EXERCISE:
Below is a listing. Gather each line of it that contains "this".

DATA SHOWN:
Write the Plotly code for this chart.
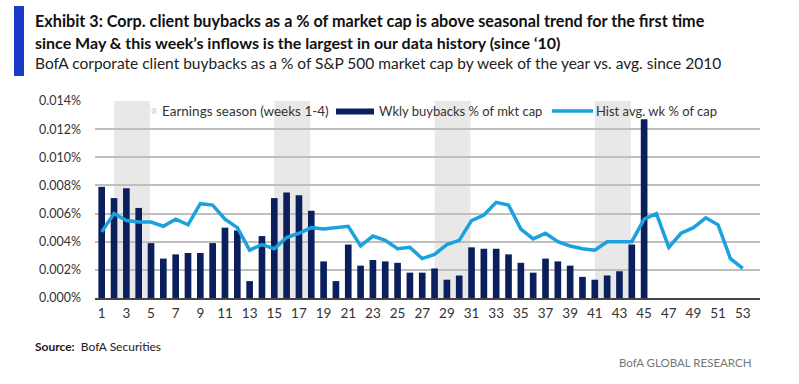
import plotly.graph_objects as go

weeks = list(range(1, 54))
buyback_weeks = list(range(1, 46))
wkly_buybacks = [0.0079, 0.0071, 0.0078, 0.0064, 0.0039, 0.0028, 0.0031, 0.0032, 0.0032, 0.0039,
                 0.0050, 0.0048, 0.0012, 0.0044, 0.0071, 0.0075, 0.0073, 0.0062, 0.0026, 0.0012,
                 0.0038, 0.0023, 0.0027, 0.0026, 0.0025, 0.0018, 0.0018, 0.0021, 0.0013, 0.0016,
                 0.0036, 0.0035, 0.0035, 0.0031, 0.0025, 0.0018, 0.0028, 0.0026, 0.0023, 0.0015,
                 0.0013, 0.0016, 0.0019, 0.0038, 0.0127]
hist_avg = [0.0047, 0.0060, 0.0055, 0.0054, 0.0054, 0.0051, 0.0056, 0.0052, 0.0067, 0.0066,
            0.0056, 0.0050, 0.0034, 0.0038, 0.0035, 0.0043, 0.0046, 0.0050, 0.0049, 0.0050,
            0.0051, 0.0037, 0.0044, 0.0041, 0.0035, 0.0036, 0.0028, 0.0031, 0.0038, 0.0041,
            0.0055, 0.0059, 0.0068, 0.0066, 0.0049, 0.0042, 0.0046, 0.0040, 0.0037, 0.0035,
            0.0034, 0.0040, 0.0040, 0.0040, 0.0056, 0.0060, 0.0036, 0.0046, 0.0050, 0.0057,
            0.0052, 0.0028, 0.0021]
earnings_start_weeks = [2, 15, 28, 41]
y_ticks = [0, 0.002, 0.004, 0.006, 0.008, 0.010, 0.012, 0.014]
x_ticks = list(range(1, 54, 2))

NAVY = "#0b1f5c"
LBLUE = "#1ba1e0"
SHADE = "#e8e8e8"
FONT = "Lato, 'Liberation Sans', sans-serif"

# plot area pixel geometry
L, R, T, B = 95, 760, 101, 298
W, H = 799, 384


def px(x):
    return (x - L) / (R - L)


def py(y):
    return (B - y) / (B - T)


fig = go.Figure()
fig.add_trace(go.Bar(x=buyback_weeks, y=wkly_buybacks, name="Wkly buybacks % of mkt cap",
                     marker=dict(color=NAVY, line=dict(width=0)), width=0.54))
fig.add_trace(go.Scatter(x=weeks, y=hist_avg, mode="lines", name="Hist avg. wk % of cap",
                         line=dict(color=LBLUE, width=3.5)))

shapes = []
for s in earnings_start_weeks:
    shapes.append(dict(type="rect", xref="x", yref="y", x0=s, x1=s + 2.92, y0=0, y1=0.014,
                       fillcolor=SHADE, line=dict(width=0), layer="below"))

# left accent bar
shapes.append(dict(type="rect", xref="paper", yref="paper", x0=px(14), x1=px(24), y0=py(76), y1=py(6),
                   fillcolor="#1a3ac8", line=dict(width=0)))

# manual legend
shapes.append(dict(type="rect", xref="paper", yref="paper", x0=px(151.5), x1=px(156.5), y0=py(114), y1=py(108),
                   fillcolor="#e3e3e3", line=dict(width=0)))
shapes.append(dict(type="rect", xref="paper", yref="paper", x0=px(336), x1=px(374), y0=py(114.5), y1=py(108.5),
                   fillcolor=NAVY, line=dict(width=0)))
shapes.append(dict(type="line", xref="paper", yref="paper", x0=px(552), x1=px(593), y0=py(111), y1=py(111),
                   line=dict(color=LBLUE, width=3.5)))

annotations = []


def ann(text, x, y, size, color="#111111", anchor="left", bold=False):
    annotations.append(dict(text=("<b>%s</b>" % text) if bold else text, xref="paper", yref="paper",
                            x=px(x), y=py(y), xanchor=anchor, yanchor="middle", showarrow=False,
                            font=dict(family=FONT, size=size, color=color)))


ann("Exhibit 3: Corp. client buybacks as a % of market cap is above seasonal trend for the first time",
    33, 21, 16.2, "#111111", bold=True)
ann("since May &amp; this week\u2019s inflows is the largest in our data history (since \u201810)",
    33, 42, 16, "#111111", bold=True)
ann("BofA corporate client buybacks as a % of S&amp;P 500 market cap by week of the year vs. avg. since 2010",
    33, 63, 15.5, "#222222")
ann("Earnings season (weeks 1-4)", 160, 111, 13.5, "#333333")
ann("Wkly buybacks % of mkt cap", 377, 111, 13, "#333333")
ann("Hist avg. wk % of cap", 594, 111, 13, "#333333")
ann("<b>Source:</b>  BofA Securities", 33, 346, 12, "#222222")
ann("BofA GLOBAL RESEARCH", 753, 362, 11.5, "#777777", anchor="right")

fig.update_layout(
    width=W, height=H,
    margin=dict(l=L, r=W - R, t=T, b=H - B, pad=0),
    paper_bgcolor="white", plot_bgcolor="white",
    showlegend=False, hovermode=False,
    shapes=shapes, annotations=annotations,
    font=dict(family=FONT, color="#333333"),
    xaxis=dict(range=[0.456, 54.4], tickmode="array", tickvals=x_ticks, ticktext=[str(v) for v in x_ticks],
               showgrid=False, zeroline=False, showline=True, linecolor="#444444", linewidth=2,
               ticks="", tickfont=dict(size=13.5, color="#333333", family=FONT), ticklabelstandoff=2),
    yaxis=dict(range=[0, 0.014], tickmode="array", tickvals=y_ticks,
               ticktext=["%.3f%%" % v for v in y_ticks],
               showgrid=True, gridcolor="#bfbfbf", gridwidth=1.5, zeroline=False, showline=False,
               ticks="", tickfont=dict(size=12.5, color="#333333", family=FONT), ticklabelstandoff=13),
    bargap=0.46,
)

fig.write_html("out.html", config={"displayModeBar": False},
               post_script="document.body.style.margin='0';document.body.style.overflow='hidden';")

TASK RESPONSE:
Write the Plotly code for this chart.
ann("since May &amp; this week\u2019s inflows is the largest in our data history (since \u201810)",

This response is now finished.